Success = namedtuple("Success", ["RowAffected"])


class GorseException(BaseException):
    def __init__(self, status_code: int, message: str):
        self.status_code = status_code
        self.message = message


class Gorse:
    def __init__(self, entry_point):
        self.entry_point = entry_point

    def insert_feedback(
        self, feedback_type: str, user_id: str, item_id: str
    ) -> Success:
        r = requests.post(
            self.entry_point + "/api/feedback",
            json=[
                {
                    "FeedbackType": feedback_type,
                    "UserId": user_id,
                    "ItemId": item_id,
                    "Timestamp": datetime.now().isoformat(),
                }
            ],
        )
        if r.status_code == 200:
            return r.json()
        raise GorseException(r.status_code, r.text)

    def get_recommend(self, user_id: str, n: int = 1) -> List[str]:
        r = requests.get(self.entry_point + "/api/recommend/%s?n=%d" % (user_id, n))
        if r.status_code == 200:
            return r.json()
        raise GorseException(r.status_code, r.text)

    def insert_feedbacks(self, feedbacks) -> Success:
        r = requests.post(self.entry_point + "/api/feedback", json=feedbacks)
        if r.status_code == 200:
            return r.json()
        raise GorseException(r.status_code, r.text)

    def insert_item(self, item) -> List[str]:
        r = requests.post(self.entry_point + "/api/item", json=item)
        if r.status_code == 200:
            return r.json()
        raise GorseException(r.status_code, r.text)
  1. In the code of trending crawler, insert trending repositories as new items.
if __name__ == "__main__":
    trending_repos = get_trending()
    for trending_repo in trending_repos:
        gorse_client.insert_item(get_repo_info(trending_repo))
  1. In the code of starred repositories crawler, insert user starred repositories as star feedbacks.
@app.task
def pull(token: str):
    g = GraphQLGitHub(token)
    stars = g.get_viewer_starred()
    gorse_client.insert_feedbacks(stars)
  1. In the code of web service backend, pull recommendations from Gorse, insert like and read into Gorse.
@app.route("/api/repo")
def get_repo():
    repo_id = gorse_client.get_recommend(session["user_id"])[0]
    full_name = repo_id.replace(":", "/")
    github_client = Github(github.token["access_token"])
    repo = github_client.get_repo(full_name)
    # ...


@app.route("/api/like/<repo_name>")
def like_repo(repo_name: str):
    try:
        return gorse_client.insert_feedback("like", session["user_id"], repo_name)
    except gorse.GorseException as e:
        return Response(e.message, status=e.status_code)

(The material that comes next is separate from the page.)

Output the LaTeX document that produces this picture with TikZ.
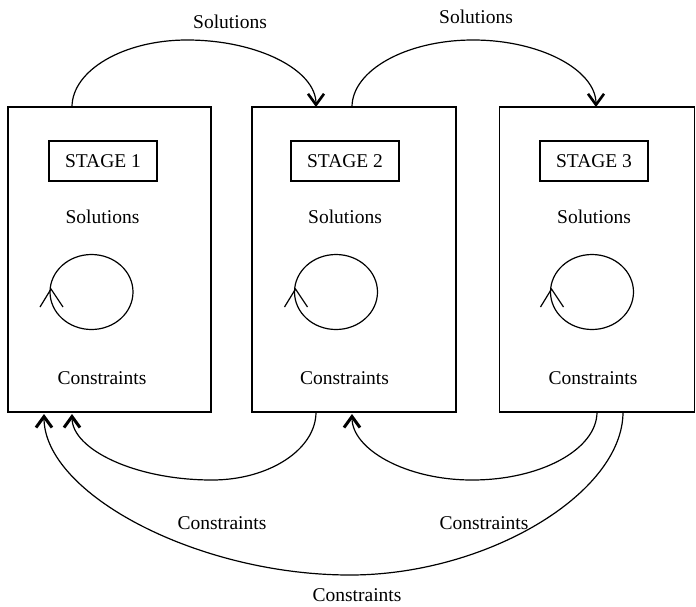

@app.route("/api/read/<repo_name>")
def read_repo(repo_name: str):
    try:
        return gorse_client.insert_feedback("read", session["user_id"], repo_name)
    except gorse.GorseException as e:
        return Response(e.message, status=e.status_code)

Questions & Answers

These frequent asked questions are collected from issues, emails and chats. Feel free to ask more questions via issue, email, Discord (for English) or QQ (for Chinese).

Technical Questions

1. How to address the cold-start problem?

Use explore_latest_num to inject latest items into recommendation. Also, item labels are helpful to rank new items in recommendation. For example:

explore_latest_num = 10

It means 10 latest items are inserted to recommended items list.

There are two options:

  1. Insert a read type feedback to Gorse when a item is showed to a user. This is the way the official demo zhenghaoz/gitrec tracks user seen recommendations.
  2. Use write-back parameter to write back recommendations as read feedbacks to Gorse, eg:
curl -i -H "Accept: application/json" -X GET http://127.0.0.1:8088//api/recommend/0?write-back=read

The 1st option is more accurate since it is done by front end but the 2rd option is more convenient.